[DATASET CONTENT start]

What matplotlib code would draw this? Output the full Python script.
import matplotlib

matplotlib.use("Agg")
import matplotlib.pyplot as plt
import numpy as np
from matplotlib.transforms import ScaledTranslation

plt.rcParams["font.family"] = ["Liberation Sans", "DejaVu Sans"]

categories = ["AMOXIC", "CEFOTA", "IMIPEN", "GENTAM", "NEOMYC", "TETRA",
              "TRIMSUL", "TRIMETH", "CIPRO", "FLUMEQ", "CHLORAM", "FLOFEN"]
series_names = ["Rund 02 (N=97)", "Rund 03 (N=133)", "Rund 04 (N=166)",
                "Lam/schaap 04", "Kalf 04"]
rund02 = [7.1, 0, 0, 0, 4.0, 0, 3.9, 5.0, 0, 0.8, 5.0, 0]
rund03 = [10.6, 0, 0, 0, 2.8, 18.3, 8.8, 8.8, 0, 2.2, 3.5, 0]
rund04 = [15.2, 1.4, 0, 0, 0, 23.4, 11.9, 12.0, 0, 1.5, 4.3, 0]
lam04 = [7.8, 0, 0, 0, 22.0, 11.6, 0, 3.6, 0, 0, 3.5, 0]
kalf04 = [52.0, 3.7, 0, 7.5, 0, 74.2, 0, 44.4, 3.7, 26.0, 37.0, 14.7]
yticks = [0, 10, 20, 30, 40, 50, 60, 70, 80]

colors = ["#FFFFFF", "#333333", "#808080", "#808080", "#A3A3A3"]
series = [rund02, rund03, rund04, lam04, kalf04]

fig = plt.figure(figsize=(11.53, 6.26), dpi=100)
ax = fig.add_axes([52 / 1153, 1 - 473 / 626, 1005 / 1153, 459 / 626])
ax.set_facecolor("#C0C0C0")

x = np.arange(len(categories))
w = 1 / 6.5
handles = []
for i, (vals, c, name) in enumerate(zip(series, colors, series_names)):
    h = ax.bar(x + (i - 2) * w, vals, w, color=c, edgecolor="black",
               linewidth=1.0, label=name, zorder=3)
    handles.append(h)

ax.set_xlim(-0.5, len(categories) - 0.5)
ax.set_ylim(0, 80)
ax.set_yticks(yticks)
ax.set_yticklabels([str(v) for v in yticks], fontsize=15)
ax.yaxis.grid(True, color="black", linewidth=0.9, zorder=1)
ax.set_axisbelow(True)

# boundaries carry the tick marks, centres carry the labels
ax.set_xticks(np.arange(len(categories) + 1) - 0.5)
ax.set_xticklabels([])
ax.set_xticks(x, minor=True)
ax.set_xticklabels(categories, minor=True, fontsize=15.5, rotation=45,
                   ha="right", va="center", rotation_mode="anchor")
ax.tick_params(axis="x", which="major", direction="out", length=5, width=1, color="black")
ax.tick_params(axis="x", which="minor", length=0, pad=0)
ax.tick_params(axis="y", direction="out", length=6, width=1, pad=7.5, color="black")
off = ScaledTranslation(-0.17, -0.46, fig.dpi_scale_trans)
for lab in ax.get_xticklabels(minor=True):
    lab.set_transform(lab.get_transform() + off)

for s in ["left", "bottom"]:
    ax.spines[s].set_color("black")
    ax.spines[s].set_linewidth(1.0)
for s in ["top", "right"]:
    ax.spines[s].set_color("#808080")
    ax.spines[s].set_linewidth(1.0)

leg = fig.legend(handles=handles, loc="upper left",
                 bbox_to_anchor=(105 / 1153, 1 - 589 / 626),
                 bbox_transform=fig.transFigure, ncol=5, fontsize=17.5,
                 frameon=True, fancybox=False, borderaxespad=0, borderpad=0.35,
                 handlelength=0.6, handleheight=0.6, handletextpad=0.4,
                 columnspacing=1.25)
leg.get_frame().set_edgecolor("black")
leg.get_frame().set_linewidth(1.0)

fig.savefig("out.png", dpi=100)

[DATASET CONTENT end]
[DATASET CONTENT start]

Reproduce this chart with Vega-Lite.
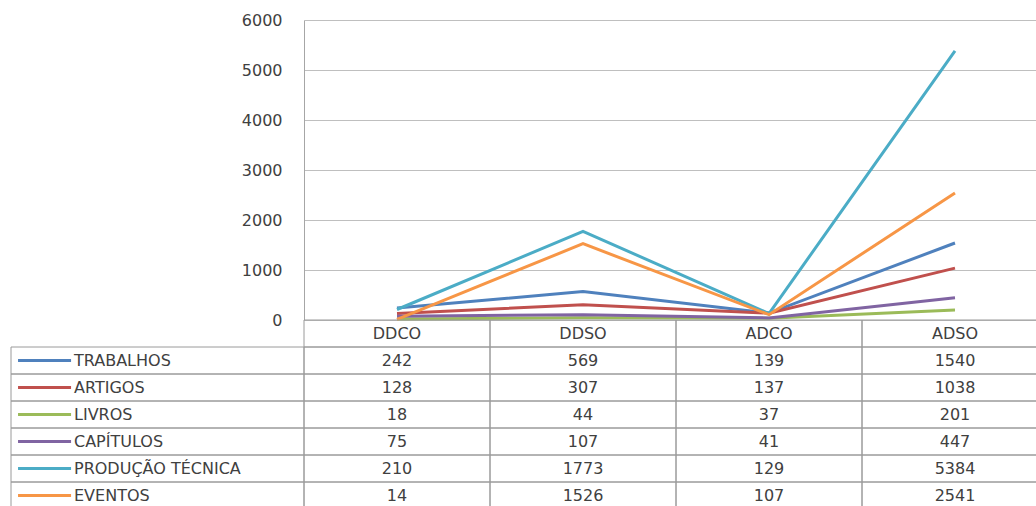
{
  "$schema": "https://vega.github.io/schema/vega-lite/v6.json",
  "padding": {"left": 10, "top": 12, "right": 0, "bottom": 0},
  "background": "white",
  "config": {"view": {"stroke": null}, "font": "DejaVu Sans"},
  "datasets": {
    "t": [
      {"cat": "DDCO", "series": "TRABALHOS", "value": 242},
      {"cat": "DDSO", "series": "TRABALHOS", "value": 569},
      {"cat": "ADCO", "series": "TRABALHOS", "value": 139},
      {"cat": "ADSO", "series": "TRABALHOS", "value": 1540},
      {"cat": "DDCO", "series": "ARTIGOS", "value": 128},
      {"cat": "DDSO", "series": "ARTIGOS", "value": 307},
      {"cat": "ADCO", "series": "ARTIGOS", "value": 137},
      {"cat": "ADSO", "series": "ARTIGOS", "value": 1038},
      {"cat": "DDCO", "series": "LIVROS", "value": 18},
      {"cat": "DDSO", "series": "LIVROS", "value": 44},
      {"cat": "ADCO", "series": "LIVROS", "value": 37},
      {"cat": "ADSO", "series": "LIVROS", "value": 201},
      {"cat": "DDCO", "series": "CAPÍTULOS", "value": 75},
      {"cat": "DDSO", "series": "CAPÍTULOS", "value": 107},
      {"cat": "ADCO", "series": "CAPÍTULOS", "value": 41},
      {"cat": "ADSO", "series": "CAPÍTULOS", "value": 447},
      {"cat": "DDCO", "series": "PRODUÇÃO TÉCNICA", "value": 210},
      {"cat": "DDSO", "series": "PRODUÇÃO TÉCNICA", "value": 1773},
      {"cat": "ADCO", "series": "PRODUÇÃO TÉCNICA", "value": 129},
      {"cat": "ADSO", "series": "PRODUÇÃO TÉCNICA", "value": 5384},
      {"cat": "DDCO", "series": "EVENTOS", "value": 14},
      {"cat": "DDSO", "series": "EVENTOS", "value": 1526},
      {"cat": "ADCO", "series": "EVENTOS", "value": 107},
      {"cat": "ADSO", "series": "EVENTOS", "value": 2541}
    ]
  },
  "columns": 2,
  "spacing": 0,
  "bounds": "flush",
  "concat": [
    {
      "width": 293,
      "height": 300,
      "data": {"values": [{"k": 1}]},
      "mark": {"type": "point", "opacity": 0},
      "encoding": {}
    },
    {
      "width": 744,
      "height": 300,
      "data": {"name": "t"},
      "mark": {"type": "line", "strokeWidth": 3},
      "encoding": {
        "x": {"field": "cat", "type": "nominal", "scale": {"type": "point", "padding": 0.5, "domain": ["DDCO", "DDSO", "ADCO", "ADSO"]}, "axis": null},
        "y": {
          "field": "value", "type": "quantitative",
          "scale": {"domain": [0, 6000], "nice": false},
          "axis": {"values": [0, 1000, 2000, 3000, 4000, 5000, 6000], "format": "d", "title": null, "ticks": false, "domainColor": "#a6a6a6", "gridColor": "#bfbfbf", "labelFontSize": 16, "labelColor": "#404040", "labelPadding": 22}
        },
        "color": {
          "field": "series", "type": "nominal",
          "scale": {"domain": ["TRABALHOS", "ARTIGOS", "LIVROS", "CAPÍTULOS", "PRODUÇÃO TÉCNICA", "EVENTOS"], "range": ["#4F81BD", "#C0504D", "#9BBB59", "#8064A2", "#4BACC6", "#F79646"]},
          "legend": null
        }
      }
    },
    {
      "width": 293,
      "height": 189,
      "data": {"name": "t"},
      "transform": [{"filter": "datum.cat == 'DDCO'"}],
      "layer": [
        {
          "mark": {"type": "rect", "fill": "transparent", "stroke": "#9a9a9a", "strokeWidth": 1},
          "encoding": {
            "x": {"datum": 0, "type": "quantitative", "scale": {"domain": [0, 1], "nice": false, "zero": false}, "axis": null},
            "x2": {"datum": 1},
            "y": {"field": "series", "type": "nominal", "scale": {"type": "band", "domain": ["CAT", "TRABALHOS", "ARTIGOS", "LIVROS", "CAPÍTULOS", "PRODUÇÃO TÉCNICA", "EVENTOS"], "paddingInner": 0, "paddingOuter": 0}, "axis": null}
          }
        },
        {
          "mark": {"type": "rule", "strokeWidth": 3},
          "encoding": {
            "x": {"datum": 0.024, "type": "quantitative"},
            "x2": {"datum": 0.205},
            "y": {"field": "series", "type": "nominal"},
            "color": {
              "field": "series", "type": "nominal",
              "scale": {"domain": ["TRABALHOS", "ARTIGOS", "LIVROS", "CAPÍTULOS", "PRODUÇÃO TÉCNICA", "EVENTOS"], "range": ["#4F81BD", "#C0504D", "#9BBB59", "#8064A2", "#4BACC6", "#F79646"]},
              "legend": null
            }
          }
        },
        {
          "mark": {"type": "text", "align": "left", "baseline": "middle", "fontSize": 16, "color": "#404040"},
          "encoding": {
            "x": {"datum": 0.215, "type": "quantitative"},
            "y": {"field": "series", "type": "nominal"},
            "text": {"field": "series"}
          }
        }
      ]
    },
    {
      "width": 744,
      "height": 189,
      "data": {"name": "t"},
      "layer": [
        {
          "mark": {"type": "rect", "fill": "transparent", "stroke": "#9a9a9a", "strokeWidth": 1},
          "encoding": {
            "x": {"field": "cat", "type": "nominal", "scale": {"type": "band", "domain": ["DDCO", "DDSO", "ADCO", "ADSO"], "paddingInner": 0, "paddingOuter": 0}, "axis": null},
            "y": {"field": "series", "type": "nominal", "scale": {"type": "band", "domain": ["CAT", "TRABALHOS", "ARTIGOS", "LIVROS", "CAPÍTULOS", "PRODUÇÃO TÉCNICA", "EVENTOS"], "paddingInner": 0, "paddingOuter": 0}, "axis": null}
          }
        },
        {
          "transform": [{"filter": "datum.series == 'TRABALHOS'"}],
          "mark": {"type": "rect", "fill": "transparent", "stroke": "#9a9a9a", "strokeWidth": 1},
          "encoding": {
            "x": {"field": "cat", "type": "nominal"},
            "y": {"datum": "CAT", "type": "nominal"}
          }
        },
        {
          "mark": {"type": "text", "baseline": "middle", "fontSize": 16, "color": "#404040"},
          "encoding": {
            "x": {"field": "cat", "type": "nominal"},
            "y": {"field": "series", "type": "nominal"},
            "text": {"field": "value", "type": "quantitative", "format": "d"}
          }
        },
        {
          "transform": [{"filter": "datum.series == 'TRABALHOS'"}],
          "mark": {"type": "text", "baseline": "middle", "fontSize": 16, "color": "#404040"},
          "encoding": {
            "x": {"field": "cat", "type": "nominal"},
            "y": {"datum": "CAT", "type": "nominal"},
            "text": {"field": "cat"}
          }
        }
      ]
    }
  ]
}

[DATASET CONTENT end]
[DATASET CONTENT start]

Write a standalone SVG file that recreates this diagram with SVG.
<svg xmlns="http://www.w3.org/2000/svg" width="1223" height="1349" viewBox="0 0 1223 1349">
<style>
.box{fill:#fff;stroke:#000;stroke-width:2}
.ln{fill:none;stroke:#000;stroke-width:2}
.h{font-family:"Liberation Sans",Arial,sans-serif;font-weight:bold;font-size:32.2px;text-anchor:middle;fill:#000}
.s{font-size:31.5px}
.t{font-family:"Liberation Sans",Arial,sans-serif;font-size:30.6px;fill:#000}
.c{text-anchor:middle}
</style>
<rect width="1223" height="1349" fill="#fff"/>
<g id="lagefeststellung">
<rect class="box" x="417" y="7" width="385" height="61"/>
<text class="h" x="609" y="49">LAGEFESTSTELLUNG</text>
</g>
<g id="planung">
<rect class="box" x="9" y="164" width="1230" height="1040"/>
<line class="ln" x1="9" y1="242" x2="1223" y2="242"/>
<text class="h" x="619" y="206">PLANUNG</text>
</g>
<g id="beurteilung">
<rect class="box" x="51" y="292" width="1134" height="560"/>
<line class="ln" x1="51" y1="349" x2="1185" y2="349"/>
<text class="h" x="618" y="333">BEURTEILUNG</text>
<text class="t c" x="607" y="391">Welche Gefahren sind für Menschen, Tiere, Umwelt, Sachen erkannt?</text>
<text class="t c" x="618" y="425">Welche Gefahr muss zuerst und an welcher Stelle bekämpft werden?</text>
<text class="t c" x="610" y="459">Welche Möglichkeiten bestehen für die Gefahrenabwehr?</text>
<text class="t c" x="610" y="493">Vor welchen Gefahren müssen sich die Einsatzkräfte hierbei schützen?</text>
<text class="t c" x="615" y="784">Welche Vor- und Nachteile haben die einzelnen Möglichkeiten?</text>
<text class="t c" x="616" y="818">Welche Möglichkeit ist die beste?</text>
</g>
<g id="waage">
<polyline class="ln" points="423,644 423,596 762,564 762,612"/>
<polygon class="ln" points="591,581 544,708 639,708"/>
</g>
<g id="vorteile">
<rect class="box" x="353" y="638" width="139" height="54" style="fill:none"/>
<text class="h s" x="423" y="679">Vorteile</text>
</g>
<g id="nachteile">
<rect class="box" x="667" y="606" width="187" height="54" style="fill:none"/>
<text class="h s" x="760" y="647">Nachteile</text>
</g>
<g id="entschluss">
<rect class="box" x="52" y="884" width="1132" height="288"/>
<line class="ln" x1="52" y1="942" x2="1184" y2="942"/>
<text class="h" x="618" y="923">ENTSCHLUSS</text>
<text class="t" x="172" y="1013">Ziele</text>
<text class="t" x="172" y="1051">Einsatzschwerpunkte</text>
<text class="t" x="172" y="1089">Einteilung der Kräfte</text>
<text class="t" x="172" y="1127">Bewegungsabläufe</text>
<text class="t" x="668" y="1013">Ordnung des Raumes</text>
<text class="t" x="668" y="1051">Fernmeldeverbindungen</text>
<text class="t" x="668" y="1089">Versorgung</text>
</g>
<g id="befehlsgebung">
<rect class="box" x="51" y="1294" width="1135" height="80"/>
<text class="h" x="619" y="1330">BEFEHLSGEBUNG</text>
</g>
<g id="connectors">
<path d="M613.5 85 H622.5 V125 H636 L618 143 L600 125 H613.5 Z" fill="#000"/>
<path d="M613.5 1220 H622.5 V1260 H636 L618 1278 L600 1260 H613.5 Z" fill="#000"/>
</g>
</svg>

[DATASET CONTENT end]

* WHAT TO WORK ON
Retype precisely, and only, the span of lines that opens at the line containing "What matplotlib code" and closes at the line containing "handles.append(h)", both inclusive.

* THE REPLY
What matplotlib code would draw this? Output the full Python script.
import matplotlib

matplotlib.use("Agg")
import matplotlib.pyplot as plt
import numpy as np
from matplotlib.transforms import ScaledTranslation

plt.rcParams["font.family"] = ["Liberation Sans", "DejaVu Sans"]

categories = ["AMOXIC", "CEFOTA", "IMIPEN", "GENTAM", "NEOMYC", "TETRA",
              "TRIMSUL", "TRIMETH", "CIPRO", "FLUMEQ", "CHLORAM", "FLOFEN"]
series_names = ["Rund 02 (N=97)", "Rund 03 (N=133)", "Rund 04 (N=166)",
                "Lam/schaap 04", "Kalf 04"]
rund02 = [7.1, 0, 0, 0, 4.0, 0, 3.9, 5.0, 0, 0.8, 5.0, 0]
rund03 = [10.6, 0, 0, 0, 2.8, 18.3, 8.8, 8.8, 0, 2.2, 3.5, 0]
rund04 = [15.2, 1.4, 0, 0, 0, 23.4, 11.9, 12.0, 0, 1.5, 4.3, 0]
lam04 = [7.8, 0, 0, 0, 22.0, 11.6, 0, 3.6, 0, 0, 3.5, 0]
kalf04 = [52.0, 3.7, 0, 7.5, 0, 74.2, 0, 44.4, 3.7, 26.0, 37.0, 14.7]
yticks = [0, 10, 20, 30, 40, 50, 60, 70, 80]

colors = ["#FFFFFF", "#333333", "#808080", "#808080", "#A3A3A3"]
series = [rund02, rund03, rund04, lam04, kalf04]

fig = plt.figure(figsize=(11.53, 6.26), dpi=100)
ax = fig.add_axes([52 / 1153, 1 - 473 / 626, 1005 / 1153, 459 / 626])
ax.set_facecolor("#C0C0C0")

x = np.arange(len(categories))
w = 1 / 6.5
handles = []
for i, (vals, c, name) in enumerate(zip(series, colors, series_names)):
    h = ax.bar(x + (i - 2) * w, vals, w, color=c, edgecolor="black",
               linewidth=1.0, label=name, zorder=3)
    handles.append(h)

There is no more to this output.